– Я не еду, – глядя не на секретаршу, а перед собою, ровным голосом проговорила Вера.
– Как не едете?
У той даже в горле что-то пискнуло от ужаса.
– Катя, занимайся своими делами, – велела Вера. – Семеновой напомни, чтобы показала мне квартальный отчет.
Испуганная секретарша вышла, пятясь, а Вера подошла к окну, посмотрела на унылый парк – подтаивающий снег, начало марта. На этой самой аллее увидела она когда-то непонятную светящуюся фигуру и поняла, что не бросит этот дом, эти иконы, эту золотистую кованую розу… Ей вдруг показалось, что светлое пятно и сейчас мелькнуло в просветах голых ветвей. Но, конечно, только показалось – никого в пустом парке не было.

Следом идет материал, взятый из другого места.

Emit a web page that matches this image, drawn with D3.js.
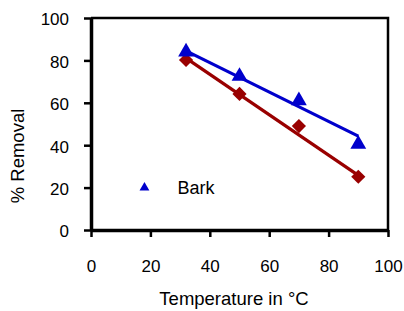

– Ну что, скоро? – спросил шофер, когда секретарша вышла из директорского кабинета обратно в приемную.
– Не поедет, сказала.
– Ну да! – не поверил тот. – На Лубянку не поедет?
– Так сказала, – со страхом произнесла секретарша. И распорядилась: – Не уходи пока. Вдруг передумает.

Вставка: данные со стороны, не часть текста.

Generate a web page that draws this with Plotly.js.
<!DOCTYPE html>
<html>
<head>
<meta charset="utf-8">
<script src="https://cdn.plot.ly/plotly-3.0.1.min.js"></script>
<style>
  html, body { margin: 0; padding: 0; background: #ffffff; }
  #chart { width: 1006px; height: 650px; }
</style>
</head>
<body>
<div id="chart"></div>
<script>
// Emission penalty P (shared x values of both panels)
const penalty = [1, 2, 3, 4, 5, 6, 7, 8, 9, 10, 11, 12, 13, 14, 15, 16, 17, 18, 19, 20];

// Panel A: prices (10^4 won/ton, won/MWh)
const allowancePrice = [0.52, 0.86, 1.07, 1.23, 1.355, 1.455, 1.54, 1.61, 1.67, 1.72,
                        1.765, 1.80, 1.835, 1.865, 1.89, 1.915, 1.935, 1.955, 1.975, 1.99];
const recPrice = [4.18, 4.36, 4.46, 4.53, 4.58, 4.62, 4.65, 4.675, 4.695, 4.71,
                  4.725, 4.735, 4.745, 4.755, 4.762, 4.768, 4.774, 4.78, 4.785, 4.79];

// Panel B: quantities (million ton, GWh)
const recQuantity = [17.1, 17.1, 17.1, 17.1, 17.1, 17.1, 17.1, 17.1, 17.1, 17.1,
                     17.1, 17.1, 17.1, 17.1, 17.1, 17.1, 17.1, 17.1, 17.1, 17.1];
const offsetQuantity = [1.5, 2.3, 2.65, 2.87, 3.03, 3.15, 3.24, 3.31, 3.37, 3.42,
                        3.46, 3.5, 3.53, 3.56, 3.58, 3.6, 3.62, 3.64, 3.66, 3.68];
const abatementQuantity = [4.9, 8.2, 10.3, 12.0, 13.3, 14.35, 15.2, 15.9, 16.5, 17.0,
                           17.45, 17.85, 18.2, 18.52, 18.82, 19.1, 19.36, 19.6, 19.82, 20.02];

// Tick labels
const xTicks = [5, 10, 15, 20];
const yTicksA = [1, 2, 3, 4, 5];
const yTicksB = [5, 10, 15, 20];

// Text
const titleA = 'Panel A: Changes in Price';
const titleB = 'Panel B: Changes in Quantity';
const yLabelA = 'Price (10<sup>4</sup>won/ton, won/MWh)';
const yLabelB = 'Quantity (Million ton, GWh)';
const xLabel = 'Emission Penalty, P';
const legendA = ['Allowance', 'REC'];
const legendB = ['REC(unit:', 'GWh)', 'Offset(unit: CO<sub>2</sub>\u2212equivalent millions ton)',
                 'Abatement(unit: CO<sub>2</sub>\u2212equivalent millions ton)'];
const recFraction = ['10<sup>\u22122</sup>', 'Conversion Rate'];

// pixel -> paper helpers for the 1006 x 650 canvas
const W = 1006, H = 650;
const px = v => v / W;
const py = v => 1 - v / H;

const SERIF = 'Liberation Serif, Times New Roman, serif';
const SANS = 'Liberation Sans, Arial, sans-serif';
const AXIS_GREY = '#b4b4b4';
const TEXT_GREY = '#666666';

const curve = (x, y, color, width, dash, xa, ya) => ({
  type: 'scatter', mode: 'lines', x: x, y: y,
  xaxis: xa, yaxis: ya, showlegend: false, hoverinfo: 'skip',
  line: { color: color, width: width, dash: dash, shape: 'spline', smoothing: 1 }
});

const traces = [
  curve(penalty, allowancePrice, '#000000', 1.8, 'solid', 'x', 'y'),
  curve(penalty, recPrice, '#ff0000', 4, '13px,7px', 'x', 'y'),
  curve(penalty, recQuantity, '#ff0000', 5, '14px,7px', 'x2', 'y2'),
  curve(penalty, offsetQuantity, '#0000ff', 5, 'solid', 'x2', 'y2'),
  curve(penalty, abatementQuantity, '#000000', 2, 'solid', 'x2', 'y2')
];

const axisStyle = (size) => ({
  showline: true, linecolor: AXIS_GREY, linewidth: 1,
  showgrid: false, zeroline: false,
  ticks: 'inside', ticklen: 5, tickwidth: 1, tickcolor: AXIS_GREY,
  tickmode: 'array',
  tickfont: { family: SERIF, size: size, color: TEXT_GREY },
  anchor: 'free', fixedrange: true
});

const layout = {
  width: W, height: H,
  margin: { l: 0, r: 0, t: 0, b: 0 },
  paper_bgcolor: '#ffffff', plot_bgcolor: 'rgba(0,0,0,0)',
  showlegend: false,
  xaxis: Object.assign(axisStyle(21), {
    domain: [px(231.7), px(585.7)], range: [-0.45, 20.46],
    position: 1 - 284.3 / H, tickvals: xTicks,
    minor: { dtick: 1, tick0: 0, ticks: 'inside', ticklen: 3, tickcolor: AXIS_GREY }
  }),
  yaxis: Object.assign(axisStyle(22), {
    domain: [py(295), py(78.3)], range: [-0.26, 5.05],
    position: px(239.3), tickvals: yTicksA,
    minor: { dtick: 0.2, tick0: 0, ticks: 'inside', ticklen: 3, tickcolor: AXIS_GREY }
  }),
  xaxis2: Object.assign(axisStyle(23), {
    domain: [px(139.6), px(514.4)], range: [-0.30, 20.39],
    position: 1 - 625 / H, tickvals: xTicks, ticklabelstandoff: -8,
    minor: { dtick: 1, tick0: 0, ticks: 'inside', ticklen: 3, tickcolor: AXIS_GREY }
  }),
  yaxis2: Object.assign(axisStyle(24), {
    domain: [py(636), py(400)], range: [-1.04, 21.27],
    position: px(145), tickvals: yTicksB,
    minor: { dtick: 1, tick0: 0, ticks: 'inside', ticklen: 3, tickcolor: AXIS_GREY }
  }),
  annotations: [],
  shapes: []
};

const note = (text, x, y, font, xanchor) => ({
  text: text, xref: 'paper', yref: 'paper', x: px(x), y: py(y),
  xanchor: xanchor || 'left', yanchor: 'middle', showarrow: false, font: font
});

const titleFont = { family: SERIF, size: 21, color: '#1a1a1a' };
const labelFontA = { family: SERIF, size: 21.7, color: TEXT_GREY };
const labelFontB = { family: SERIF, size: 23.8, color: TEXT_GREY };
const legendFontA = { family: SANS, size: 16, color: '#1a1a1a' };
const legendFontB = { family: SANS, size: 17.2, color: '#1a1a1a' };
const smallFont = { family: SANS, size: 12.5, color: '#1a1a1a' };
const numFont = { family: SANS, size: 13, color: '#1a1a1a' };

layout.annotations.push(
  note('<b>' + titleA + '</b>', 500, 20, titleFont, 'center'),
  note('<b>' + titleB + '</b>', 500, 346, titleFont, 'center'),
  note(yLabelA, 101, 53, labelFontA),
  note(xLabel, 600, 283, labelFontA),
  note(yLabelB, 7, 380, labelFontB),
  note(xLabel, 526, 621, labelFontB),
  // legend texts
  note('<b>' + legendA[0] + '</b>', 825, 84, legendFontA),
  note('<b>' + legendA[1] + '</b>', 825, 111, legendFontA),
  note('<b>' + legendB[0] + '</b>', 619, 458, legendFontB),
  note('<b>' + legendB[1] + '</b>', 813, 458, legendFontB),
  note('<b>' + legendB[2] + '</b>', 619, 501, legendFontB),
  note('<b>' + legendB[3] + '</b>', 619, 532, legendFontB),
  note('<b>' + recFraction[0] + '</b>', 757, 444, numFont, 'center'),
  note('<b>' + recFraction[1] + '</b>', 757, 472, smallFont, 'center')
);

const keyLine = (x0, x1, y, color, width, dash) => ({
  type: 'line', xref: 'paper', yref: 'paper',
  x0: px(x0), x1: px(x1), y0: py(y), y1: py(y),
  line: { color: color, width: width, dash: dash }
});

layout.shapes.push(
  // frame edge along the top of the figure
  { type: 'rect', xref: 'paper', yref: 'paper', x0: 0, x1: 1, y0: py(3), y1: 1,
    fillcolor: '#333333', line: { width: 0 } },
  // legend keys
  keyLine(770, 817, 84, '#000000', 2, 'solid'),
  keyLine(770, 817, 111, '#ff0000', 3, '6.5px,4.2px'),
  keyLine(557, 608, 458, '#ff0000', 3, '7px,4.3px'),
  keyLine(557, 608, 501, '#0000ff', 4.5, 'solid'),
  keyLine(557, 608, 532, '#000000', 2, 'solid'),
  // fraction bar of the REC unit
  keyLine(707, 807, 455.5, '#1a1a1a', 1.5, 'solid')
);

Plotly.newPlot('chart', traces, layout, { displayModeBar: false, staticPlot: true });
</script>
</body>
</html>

– И сколько я тут буду сидеть? – хмыкнул он.
– Сколько надо, столько и посидишь! – прикрикнула она. – Вон радио послушай.
Пожав плечами, шофер включил радио.
«Пусть здесь арестовывают, – подумала Вера. – Чему быть, того не миновать. А самой к ним в лапы… Понятно же, что они мне там скажут: дай на него показания. Не поеду».
Самый главный вопрос, тот, который она задавала себе каждый день и на который не было ответа, на этот раз ей удалось не произнести даже мысленно.
За дверью послышался шум, крики. Вздрогнув, Вера отошла от окна и, наклонившись, вытащила из-под стола приготовленный заранее чемоданчик.
Что будет с Лизой? Все равно он запылал в ее мозгу, этот мучительный, обжигающий вопрос.
Дверь распахнулась. Секретарша Катя, шофер, еще кто-то у них за спинами – все толпились на пороге директорского кабинета. Слышались чьи-то рыдания.
– Вера Андреевна! – воскликнула Катя. – Слышите?! Да тише вы! – прикрикнула она на рыдающего.
В установившейся тишине донесся скорбный голос из радиоприемника:
– В ночь на второе марта у товарища Сталина, когда он находился в Москве в своей квартире, произошло кровоизлияние в мозг, захватившее важные для жизни области мозга. Товарищ Сталин потерял сознание. Развился паралич правой руки и ноги. Наступила потеря речи. Появились тяжелые нарушения сердца и дыхания.
– Что ж теперь будет? – взвизгнула Катя. – Как же мы?..
Вера не ответила. Она снова подошла к окну и подняла руку, чтобы перекреститься. Но даже на это не достало у нее сил в ту минуту, когда она поняла, что явилось спасение.
Энкавэдэшник был тот же, который неделю назад увез Семена прямо из процедурного кабинета, когда он считал пульс пациенту. Тот же, который потом… В общем, тот же самый. Дефицит кадров у них, что ли?